_Task objective_:
All of the data that follows should be retyped exactly, please, except the pictures.

_Provided entries_:
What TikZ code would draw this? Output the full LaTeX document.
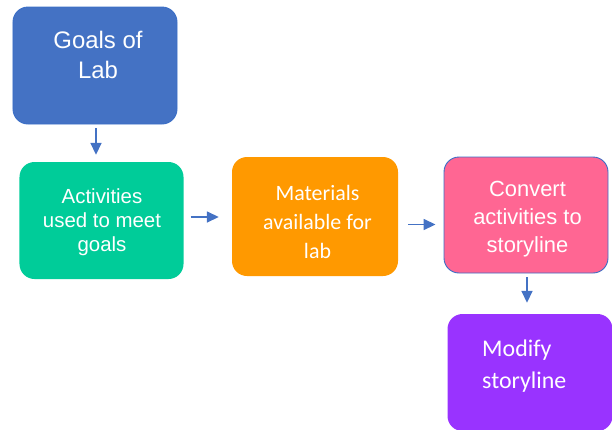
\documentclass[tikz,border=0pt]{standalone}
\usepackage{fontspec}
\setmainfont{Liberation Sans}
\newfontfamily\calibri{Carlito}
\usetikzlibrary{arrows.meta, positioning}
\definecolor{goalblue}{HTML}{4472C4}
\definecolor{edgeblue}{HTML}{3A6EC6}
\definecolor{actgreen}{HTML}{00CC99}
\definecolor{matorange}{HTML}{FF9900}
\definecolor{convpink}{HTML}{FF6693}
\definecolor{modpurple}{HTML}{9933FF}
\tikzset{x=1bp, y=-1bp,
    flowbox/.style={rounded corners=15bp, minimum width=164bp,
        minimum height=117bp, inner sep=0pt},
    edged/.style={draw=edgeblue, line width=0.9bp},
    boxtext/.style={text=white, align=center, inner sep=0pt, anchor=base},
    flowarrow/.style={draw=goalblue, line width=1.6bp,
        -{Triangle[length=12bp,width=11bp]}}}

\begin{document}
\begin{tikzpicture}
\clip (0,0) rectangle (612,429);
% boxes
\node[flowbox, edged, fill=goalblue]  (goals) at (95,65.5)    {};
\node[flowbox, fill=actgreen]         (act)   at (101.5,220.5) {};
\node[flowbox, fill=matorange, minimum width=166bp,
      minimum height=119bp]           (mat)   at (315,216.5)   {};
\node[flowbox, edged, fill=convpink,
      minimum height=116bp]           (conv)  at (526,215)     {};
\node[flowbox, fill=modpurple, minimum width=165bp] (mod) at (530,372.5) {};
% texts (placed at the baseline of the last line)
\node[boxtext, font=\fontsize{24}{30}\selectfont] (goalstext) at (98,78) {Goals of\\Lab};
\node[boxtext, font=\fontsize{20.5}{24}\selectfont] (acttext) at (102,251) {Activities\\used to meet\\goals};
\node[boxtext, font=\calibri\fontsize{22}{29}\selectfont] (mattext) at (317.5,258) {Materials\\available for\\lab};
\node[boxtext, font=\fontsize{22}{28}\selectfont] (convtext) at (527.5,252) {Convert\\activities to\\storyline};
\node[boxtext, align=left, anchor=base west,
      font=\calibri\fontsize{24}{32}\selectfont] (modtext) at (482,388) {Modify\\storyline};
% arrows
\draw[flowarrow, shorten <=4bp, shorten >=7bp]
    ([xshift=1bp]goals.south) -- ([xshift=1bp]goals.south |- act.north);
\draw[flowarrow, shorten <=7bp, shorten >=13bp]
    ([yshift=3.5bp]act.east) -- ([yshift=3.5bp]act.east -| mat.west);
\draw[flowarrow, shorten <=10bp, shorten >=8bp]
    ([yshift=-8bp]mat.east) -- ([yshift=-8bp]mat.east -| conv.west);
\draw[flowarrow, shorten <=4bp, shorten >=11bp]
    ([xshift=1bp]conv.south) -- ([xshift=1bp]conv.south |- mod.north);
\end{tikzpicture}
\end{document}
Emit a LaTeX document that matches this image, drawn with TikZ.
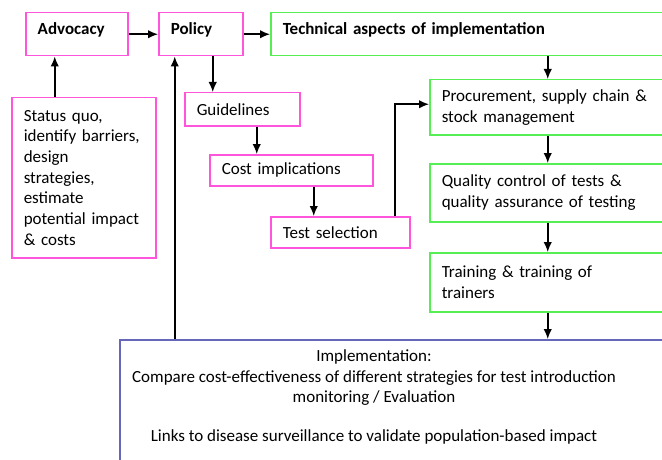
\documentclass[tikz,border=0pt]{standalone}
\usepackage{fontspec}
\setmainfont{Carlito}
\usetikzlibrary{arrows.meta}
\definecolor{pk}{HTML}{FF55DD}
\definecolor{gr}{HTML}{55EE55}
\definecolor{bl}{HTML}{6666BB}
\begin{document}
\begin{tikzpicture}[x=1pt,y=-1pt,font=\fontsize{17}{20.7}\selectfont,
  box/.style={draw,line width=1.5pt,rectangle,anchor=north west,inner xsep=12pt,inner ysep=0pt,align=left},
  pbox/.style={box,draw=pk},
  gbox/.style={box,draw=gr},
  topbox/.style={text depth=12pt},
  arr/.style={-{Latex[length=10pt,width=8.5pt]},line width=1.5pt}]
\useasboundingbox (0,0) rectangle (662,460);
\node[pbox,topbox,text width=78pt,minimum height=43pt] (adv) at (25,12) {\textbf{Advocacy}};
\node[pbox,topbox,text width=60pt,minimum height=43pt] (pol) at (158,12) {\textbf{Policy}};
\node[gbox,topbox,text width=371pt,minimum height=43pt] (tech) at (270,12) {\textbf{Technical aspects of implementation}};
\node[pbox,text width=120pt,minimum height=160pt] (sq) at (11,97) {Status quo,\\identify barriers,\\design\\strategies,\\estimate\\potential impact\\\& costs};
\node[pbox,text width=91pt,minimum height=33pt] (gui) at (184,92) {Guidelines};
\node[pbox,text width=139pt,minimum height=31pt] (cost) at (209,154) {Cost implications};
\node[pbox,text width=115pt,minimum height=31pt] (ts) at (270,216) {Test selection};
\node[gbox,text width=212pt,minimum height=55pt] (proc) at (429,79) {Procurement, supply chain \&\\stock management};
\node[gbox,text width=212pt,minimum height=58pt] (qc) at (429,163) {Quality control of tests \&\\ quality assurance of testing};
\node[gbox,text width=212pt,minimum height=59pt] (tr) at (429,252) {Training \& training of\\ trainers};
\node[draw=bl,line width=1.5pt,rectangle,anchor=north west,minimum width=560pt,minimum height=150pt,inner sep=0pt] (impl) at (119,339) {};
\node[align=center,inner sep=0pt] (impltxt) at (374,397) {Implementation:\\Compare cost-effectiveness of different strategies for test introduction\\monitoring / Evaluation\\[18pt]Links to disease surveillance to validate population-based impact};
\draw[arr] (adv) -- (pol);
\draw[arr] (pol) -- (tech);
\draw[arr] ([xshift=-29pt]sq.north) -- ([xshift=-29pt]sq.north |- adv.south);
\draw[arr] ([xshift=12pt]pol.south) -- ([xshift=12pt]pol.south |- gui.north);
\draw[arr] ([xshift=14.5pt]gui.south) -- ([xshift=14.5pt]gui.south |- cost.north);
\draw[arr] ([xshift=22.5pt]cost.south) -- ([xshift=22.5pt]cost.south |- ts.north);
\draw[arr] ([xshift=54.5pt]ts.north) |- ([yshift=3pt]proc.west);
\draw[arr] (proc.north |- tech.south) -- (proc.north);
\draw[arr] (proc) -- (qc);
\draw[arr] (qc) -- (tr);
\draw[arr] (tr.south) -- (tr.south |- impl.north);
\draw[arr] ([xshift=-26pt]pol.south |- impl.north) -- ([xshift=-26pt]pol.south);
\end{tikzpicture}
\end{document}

_Answer_:
What TikZ code would draw this? Output the full LaTeX document.
\documentclass[tikz,border=0pt]{standalone}
\usepackage{fontspec}
\setmainfont{Liberation Sans}
\newfontfamily\calibri{Carlito}
\usetikzlibrary{arrows.meta, positioning}
\definecolor{goalblue}{HTML}{4472C4}
\definecolor{edgeblue}{HTML}{3A6EC6}
\definecolor{actgreen}{HTML}{00CC99}
\definecolor{matorange}{HTML}{FF9900}
\definecolor{convpink}{HTML}{FF6693}
\definecolor{modpurple}{HTML}{9933FF}
\tikzset{x=1bp, y=-1bp,
    flowbox/.style={rounded corners=15bp, minimum width=164bp,
        minimum height=117bp, inner sep=0pt},
    edged/.style={draw=edgeblue, line width=0.9bp},
    boxtext/.style={text=white, align=center, inner sep=0pt, anchor=base},
    flowarrow/.style={draw=goalblue, line width=1.6bp,
        -{Triangle[length=12bp,width=11bp]}}}

\begin{document}
\begin{tikzpicture}
\clip (0,0) rectangle (612,429);
% boxes
\node[flowbox, edged, fill=goalblue]  (goals) at (95,65.5)    {};
\node[flowbox, fill=actgreen]         (act)   at (101.5,220.5) {};
\node[flowbox, fill=matorange, minimum width=166bp,
      minimum height=119bp]           (mat)   at (315,216.5)   {};
\node[flowbox, edged, fill=convpink,
      minimum height=116bp]           (conv)  at (526,215)     {};
\node[flowbox, fill=modpurple, minimum width=165bp] (mod) at (530,372.5) {};
% texts (placed at the baseline of the last line)
\node[boxtext, font=\fontsize{24}{30}\selectfont] (goalstext) at (98,78) {Goals of\\Lab};
\node[boxtext, font=\fontsize{20.5}{24}\selectfont] (acttext) at (102,251) {Activities\\used to meet\\goals};
\node[boxtext, font=\calibri\fontsize{22}{29}\selectfont] (mattext) at (317.5,258) {Materials\\available for\\lab};
\node[boxtext, font=\fontsize{22}{28}\selectfont] (convtext) at (527.5,252) {Convert\\activities to\\storyline};
\node[boxtext, align=left, anchor=base west,
      font=\calibri\fontsize{24}{32}\selectfont] (modtext) at (482,388) {Modify\\storyline};
% arrows
\draw[flowarrow, shorten <=4bp, shorten >=7bp]
    ([xshift=1bp]goals.south) -- ([xshift=1bp]goals.south |- act.north);
\draw[flowarrow, shorten <=7bp, shorten >=13bp]
    ([yshift=3.5bp]act.east) -- ([yshift=3.5bp]act.east -| mat.west);
\draw[flowarrow, shorten <=10bp, shorten >=8bp]
    ([yshift=-8bp]mat.east) -- ([yshift=-8bp]mat.east -| conv.west);
\draw[flowarrow, shorten <=4bp, shorten >=11bp]
    ([xshift=1bp]conv.south) -- ([xshift=1bp]conv.south |- mod.north);
\end{tikzpicture}
\end{document}
Emit a LaTeX document that matches this image, drawn with TikZ.
\documentclass[tikz,border=0pt]{standalone}
\usepackage{fontspec}
\setmainfont{Carlito}
\usetikzlibrary{arrows.meta}
\definecolor{pk}{HTML}{FF55DD}
\definecolor{gr}{HTML}{55EE55}
\definecolor{bl}{HTML}{6666BB}
\begin{document}
\begin{tikzpicture}[x=1pt,y=-1pt,font=\fontsize{17}{20.7}\selectfont,
  box/.style={draw,line width=1.5pt,rectangle,anchor=north west,inner xsep=12pt,inner ysep=0pt,align=left},
  pbox/.style={box,draw=pk},
  gbox/.style={box,draw=gr},
  topbox/.style={text depth=12pt},
  arr/.style={-{Latex[length=10pt,width=8.5pt]},line width=1.5pt}]
\useasboundingbox (0,0) rectangle (662,460);
\node[pbox,topbox,text width=78pt,minimum height=43pt] (adv) at (25,12) {\textbf{Advocacy}};
\node[pbox,topbox,text width=60pt,minimum height=43pt] (pol) at (158,12) {\textbf{Policy}};
\node[gbox,topbox,text width=371pt,minimum height=43pt] (tech) at (270,12) {\textbf{Technical aspects of implementation}};
\node[pbox,text width=120pt,minimum height=160pt] (sq) at (11,97) {Status quo,\\identify barriers,\\design\\strategies,\\estimate\\potential impact\\\& costs};
\node[pbox,text width=91pt,minimum height=33pt] (gui) at (184,92) {Guidelines};
\node[pbox,text width=139pt,minimum height=31pt] (cost) at (209,154) {Cost implications};
\node[pbox,text width=115pt,minimum height=31pt] (ts) at (270,216) {Test selection};
\node[gbox,text width=212pt,minimum height=55pt] (proc) at (429,79) {Procurement, supply chain \&\\stock management};
\node[gbox,text width=212pt,minimum height=58pt] (qc) at (429,163) {Quality control of tests \&\\ quality assurance of testing};
\node[gbox,text width=212pt,minimum height=59pt] (tr) at (429,252) {Training \& training of\\ trainers};
\node[draw=bl,line width=1.5pt,rectangle,anchor=north west,minimum width=560pt,minimum height=150pt,inner sep=0pt] (impl) at (119,339) {};
\node[align=center,inner sep=0pt] (impltxt) at (374,397) {Implementation:\\Compare cost-effectiveness of different strategies for test introduction\\monitoring / Evaluation\\[18pt]Links to disease surveillance to validate population-based impact};
\draw[arr] (adv) -- (pol);
\draw[arr] (pol) -- (tech);
\draw[arr] ([xshift=-29pt]sq.north) -- ([xshift=-29pt]sq.north |- adv.south);
\draw[arr] ([xshift=12pt]pol.south) -- ([xshift=12pt]pol.south |- gui.north);
\draw[arr] ([xshift=14.5pt]gui.south) -- ([xshift=14.5pt]gui.south |- cost.north);
\draw[arr] ([xshift=22.5pt]cost.south) -- ([xshift=22.5pt]cost.south |- ts.north);
\draw[arr] ([xshift=54.5pt]ts.north) |- ([yshift=3pt]proc.west);
\draw[arr] (proc.north |- tech.south) -- (proc.north);
\draw[arr] (proc) -- (qc);
\draw[arr] (qc) -- (tr);
\draw[arr] (tr.south) -- (tr.south |- impl.north);
\draw[arr] ([xshift=-26pt]pol.south |- impl.north) -- ([xshift=-26pt]pol.south);
\end{tikzpicture}
\end{document}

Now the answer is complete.